▸ **SET EXERCISE**
Return exactly, and only, the lines from the one holding "Reproduce this chart with Plotly." through the one holding "1.81, 1.91, 2.01]", both included; the pictures stay out.
▽
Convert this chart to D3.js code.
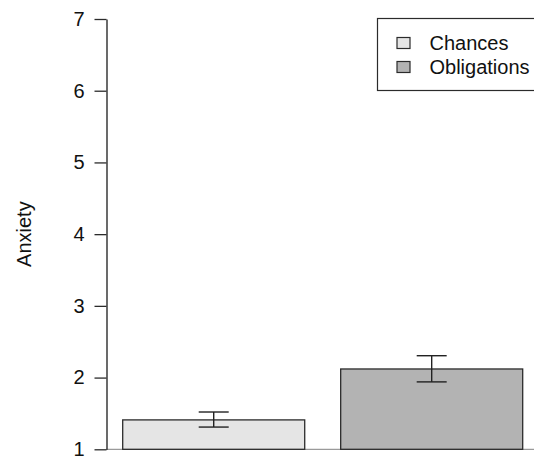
<!DOCTYPE html>
<html>
<head>
<meta charset="utf-8">
<script src="https://cdn.jsdelivr.net/npm/d3@7"></script>
<style>
  html, body { margin: 0; padding: 0; background: #fff; }
  svg { display: block; font-family: "Liberation Sans", Arial, Helvetica, sans-serif; }
</style>
</head>
<body>
<svg id="chart" width="534" height="459"></svg>
<script>
// Conditions and their mean anxiety with standard-error bounds
const categories = ["Chances", "Obligations"];
const means = [1.41, 2.12];
const errLow = [1.31, 1.94];
const errHigh = [1.52, 2.305];
const fills = ["#e5e5e5", "#b3b3b3"];
const yTicks = [1, 2, 3, 4, 5, 6, 7];
const yLabel = "Anxiety";

const svg = d3.select("#chart");
const W = 534;
const FONT = 20;

const y = d3.scaleLinear().domain([1, 7]).range([449.3, 19]);
const x = d3.scaleBand().domain(categories).range([122.7, 522.7])
  .paddingInner(0.165).paddingOuter(0);

// Baseline under the bars
svg.append("line")
  .attr("x1", 106).attr("x2", W)
  .attr("y1", y(1)).attr("y2", y(1))
  .attr("stroke", "#9a9a9a").attr("stroke-width", 1.3);

// Bars
svg.selectAll("rect.bar").data(categories).join("rect")
  .attr("class", "bar")
  .attr("x", d => x(d))
  .attr("width", x.bandwidth())
  .attr("y", (d, i) => y(means[i]))
  .attr("height", (d, i) => y(1) - y(means[i]))
  .attr("fill", (d, i) => fills[i])
  .attr("stroke", "#2b2b2b").attr("stroke-width", 1.3);

// Error bars
const cap = 15;
const eb = svg.selectAll("g.err").data(categories).join("g").attr("class", "err")
  .attr("stroke", "#222").attr("stroke-width", 1.4);
eb.append("line")
  .attr("x1", d => x(d) + x.bandwidth() / 2).attr("x2", d => x(d) + x.bandwidth() / 2)
  .attr("y1", (d, i) => y(errLow[i])).attr("y2", (d, i) => y(errHigh[i]));
eb.append("line")
  .attr("x1", d => x(d) + x.bandwidth() / 2 - cap).attr("x2", d => x(d) + x.bandwidth() / 2 + cap)
  .attr("y1", (d, i) => y(errLow[i])).attr("y2", (d, i) => y(errLow[i]));
eb.append("line")
  .attr("x1", d => x(d) + x.bandwidth() / 2 - cap).attr("x2", d => x(d) + x.bandwidth() / 2 + cap)
  .attr("y1", (d, i) => y(errHigh[i])).attr("y2", (d, i) => y(errHigh[i]));

// Y axis
const axis = svg.append("g")
  .attr("transform", "translate(106.5,0)")
  .call(d3.axisLeft(y).tickValues(yTicks).tickFormat(d3.format("d"))
    .tickSize(12).tickPadding(10).tickSizeOuter(0));
axis.attr("font-size", FONT).attr("font-family", null);
axis.select(".domain").attr("stroke", "#2b2b2b").attr("stroke-width", 1.4);
axis.selectAll(".tick line").attr("stroke", "#2b2b2b").attr("stroke-width", 1.3);
axis.selectAll(".tick text").attr("fill", "#111");

// Y axis title
svg.append("text")
  .attr("transform", `translate(31,${(y(1) + y(7)) / 2}) rotate(-90)`)
  .attr("text-anchor", "middle")
  .attr("font-size", FONT)
  .attr("fill", "#111")
  .text(yLabel);

// Legend
const lg = svg.append("g");
lg.append("rect")
  .attr("x", 377.5).attr("y", 18.5).attr("width", 200).attr("height", 72)
  .attr("fill", "#fff").attr("stroke", "#2b2b2b").attr("stroke-width", 1.2);
const rows = lg.selectAll("g.row").data(categories).join("g").attr("class", "row")
  .attr("transform", (d, i) => `translate(0,${43 + i * 24})`);
rows.append("rect")
  .attr("x", 397).attr("y", -5.5).attr("width", 13).attr("height", 11)
  .attr("fill", (d, i) => fills[i]).attr("stroke", "#2b2b2b").attr("stroke-width", 1.2);
rows.append("text")
  .attr("x", 429.5).attr("y", 7)
  .attr("font-size", FONT).attr("fill", "#111")
  .text(d => d);
</script>
</body>
</html>
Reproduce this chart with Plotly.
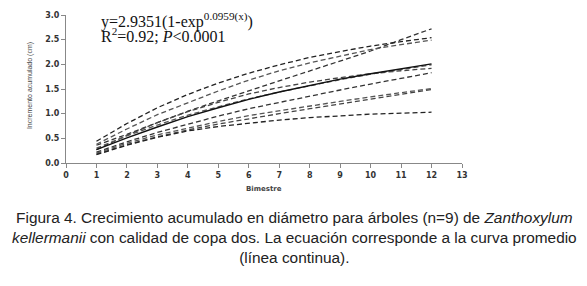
import plotly.graph_objects as go

bimestre = [1, 2, 3, 4, 5, 6, 7, 8, 9, 10, 11, 12]
x_ticks = list(range(0, 14))
y_ticks = [0.0, 0.5, 1.0, 1.5, 2.0, 2.5, 3.0]

arbol_a = [0.36, 0.58, 0.82, 1.05, 1.26, 1.46, 1.66, 1.86, 2.06, 2.27, 2.50, 2.72]
arbol_b = [0.44, 0.80, 1.12, 1.39, 1.62, 1.82, 1.99, 2.14, 2.26, 2.37, 2.46, 2.54]
arbol_c = [0.38, 0.69, 0.98, 1.22, 1.46, 1.68, 1.87, 2.03, 2.17, 2.30, 2.40, 2.49]
arbol_d = [0.27, 0.56, 0.82, 1.04, 1.23, 1.40, 1.53, 1.64, 1.73, 1.81, 1.87, 1.92]
arbol_e = [0.22, 0.43, 0.62, 0.79, 0.95, 1.10, 1.23, 1.36, 1.48, 1.60, 1.72, 1.83]
arbol_f = [0.20, 0.40, 0.57, 0.71, 0.84, 0.96, 1.06, 1.16, 1.25, 1.34, 1.43, 1.51]
arbol_g = [0.18, 0.37, 0.53, 0.67, 0.79, 0.90, 1.00, 1.10, 1.20, 1.30, 1.40, 1.49]
arbol_h = [0.17, 0.36, 0.52, 0.65, 0.74, 0.81, 0.87, 0.92, 0.96, 0.99, 1.01, 1.03]
arbol_i = [0.30, 0.55, 0.77, 0.97, 1.14, 1.30, 1.44, 1.57, 1.69, 1.80, 1.90, 1.99]
promedio = [0.27, 0.51, 0.73, 0.94, 1.12, 1.29, 1.44, 1.57, 1.70, 1.81, 1.91, 2.01]

dashed_series = [arbol_a, arbol_b, arbol_c, arbol_d, arbol_e, arbol_f, arbol_g, arbol_h, arbol_i]
dash_colors = ["#333333", "#222222", "#555555", "#444444", "#333333", "#555555", "#444444", "#222222", "#555555"]

# page has an 8px body margin; figure is laid out in its own coordinates
W, H = 579, 278
L, R, T, B = 58, 125, 3, 123
PW, PH = W - L - R, H - T - B


def px(xp):
    return (xp - 8 - L) / PW


def py(yp):
    return 1 - (yp - 8 - T) / PH


fig = go.Figure()
for vals, col in zip(dashed_series, dash_colors):
    fig.add_trace(go.Scatter(x=bimestre, y=vals, mode="lines",
                             line=dict(color=col, width=1.3, dash="5px,3px"),
                             showlegend=False, hoverinfo="skip"))
fig.add_trace(go.Scatter(x=bimestre, y=promedio, mode="lines",
                         line=dict(color="#111111", width=1.4),
                         showlegend=False, hoverinfo="skip"))

axis_font = dict(family="DejaVu Sans", size=8, color="#333333", weight="bold")

fig.update_layout(
    width=W, height=H,
    margin=dict(l=L, r=R, t=T, b=B),
    paper_bgcolor="white", plot_bgcolor="white",
    xaxis=dict(range=[0, 13], tickvals=x_ticks, showgrid=False, zeroline=False,
               showline=True, linecolor="#888888", linewidth=1,
               ticks="outside", ticklen=4, tickcolor="#888888",
               tickfont=axis_font, ticklabeloverflow="allow"),
    yaxis=dict(range=[0, 3.0], tickvals=y_ticks, tickformat=".1f", showgrid=False,
               zeroline=False, showline=True, linecolor="#888888", linewidth=1,
               ticks="outside", ticklen=4, tickcolor="#888888",
               tickfont=axis_font, ticklabeloverflow="allow"),
    font=dict(family="Liberation Sans"),
)

fig.add_annotation(text="Incremento acumulado (cm)", xref="paper", yref="paper",
                   x=px(30), y=py(84), xanchor="center", yanchor="middle",
                   textangle=-90, showarrow=False,
                   font=dict(family="Liberation Sans Narrow, Liberation Sans", size=7, color="#444444"))
fig.add_annotation(text="Bimestre", xref="paper", yref="paper",
                   x=px(264), y=py(190), xanchor="center", yanchor="middle", showarrow=False,
                   font=dict(family="DejaVu Sans", size=7, color="#444444", weight="bold"))

fig.add_annotation(text="y=2.9351(1-exp<sup>0.0959(x)</sup>)",
                   xref="paper", yref="paper", x=px(99), y=py(17),
                   xanchor="left", yanchor="middle", align="left", showarrow=False,
                   font=dict(family="Liberation Serif", size=16, color="#111111"))
fig.add_annotation(text="R<sup>2</sup>=0.92; <i>P</i>&lt;0.0001",
                   xref="paper", yref="paper", x=px(99), y=py(32),
                   xanchor="left", yanchor="middle", align="left", showarrow=False,
                   font=dict(family="Liberation Serif", size=16, color="#111111"))

caption = ("Figura 4. Crecimiento acumulado en diámetro para árboles (n=9) de <i>Zanthoxylum</i><br>"
           "<i>kellermanii</i> con calidad de copa dos. La ecuación corresponde a la curva promedio<br>"
           "(línea continua).")
fig.add_annotation(text=caption, xref="paper", yref="paper",
                   x=px(294), y=py(240), xanchor="center", yanchor="middle",
                   align="center", showarrow=False,
                   font=dict(family="Liberation Sans", size=15.4, color="#222222"))

fig.write_html("out.html")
△
▸ **WORKED ANSWER**
Reproduce this chart with Plotly.
import plotly.graph_objects as go

bimestre = [1, 2, 3, 4, 5, 6, 7, 8, 9, 10, 11, 12]
x_ticks = list(range(0, 14))
y_ticks = [0.0, 0.5, 1.0, 1.5, 2.0, 2.5, 3.0]

arbol_a = [0.36, 0.58, 0.82, 1.05, 1.26, 1.46, 1.66, 1.86, 2.06, 2.27, 2.50, 2.72]
arbol_b = [0.44, 0.80, 1.12, 1.39, 1.62, 1.82, 1.99, 2.14, 2.26, 2.37, 2.46, 2.54]
arbol_c = [0.38, 0.69, 0.98, 1.22, 1.46, 1.68, 1.87, 2.03, 2.17, 2.30, 2.40, 2.49]
arbol_d = [0.27, 0.56, 0.82, 1.04, 1.23, 1.40, 1.53, 1.64, 1.73, 1.81, 1.87, 1.92]
arbol_e = [0.22, 0.43, 0.62, 0.79, 0.95, 1.10, 1.23, 1.36, 1.48, 1.60, 1.72, 1.83]
arbol_f = [0.20, 0.40, 0.57, 0.71, 0.84, 0.96, 1.06, 1.16, 1.25, 1.34, 1.43, 1.51]
arbol_g = [0.18, 0.37, 0.53, 0.67, 0.79, 0.90, 1.00, 1.10, 1.20, 1.30, 1.40, 1.49]
arbol_h = [0.17, 0.36, 0.52, 0.65, 0.74, 0.81, 0.87, 0.92, 0.96, 0.99, 1.01, 1.03]
arbol_i = [0.30, 0.55, 0.77, 0.97, 1.14, 1.30, 1.44, 1.57, 1.69, 1.80, 1.90, 1.99]
promedio = [0.27, 0.51, 0.73, 0.94, 1.12, 1.29, 1.44, 1.57, 1.70, 1.81, 1.91, 2.01]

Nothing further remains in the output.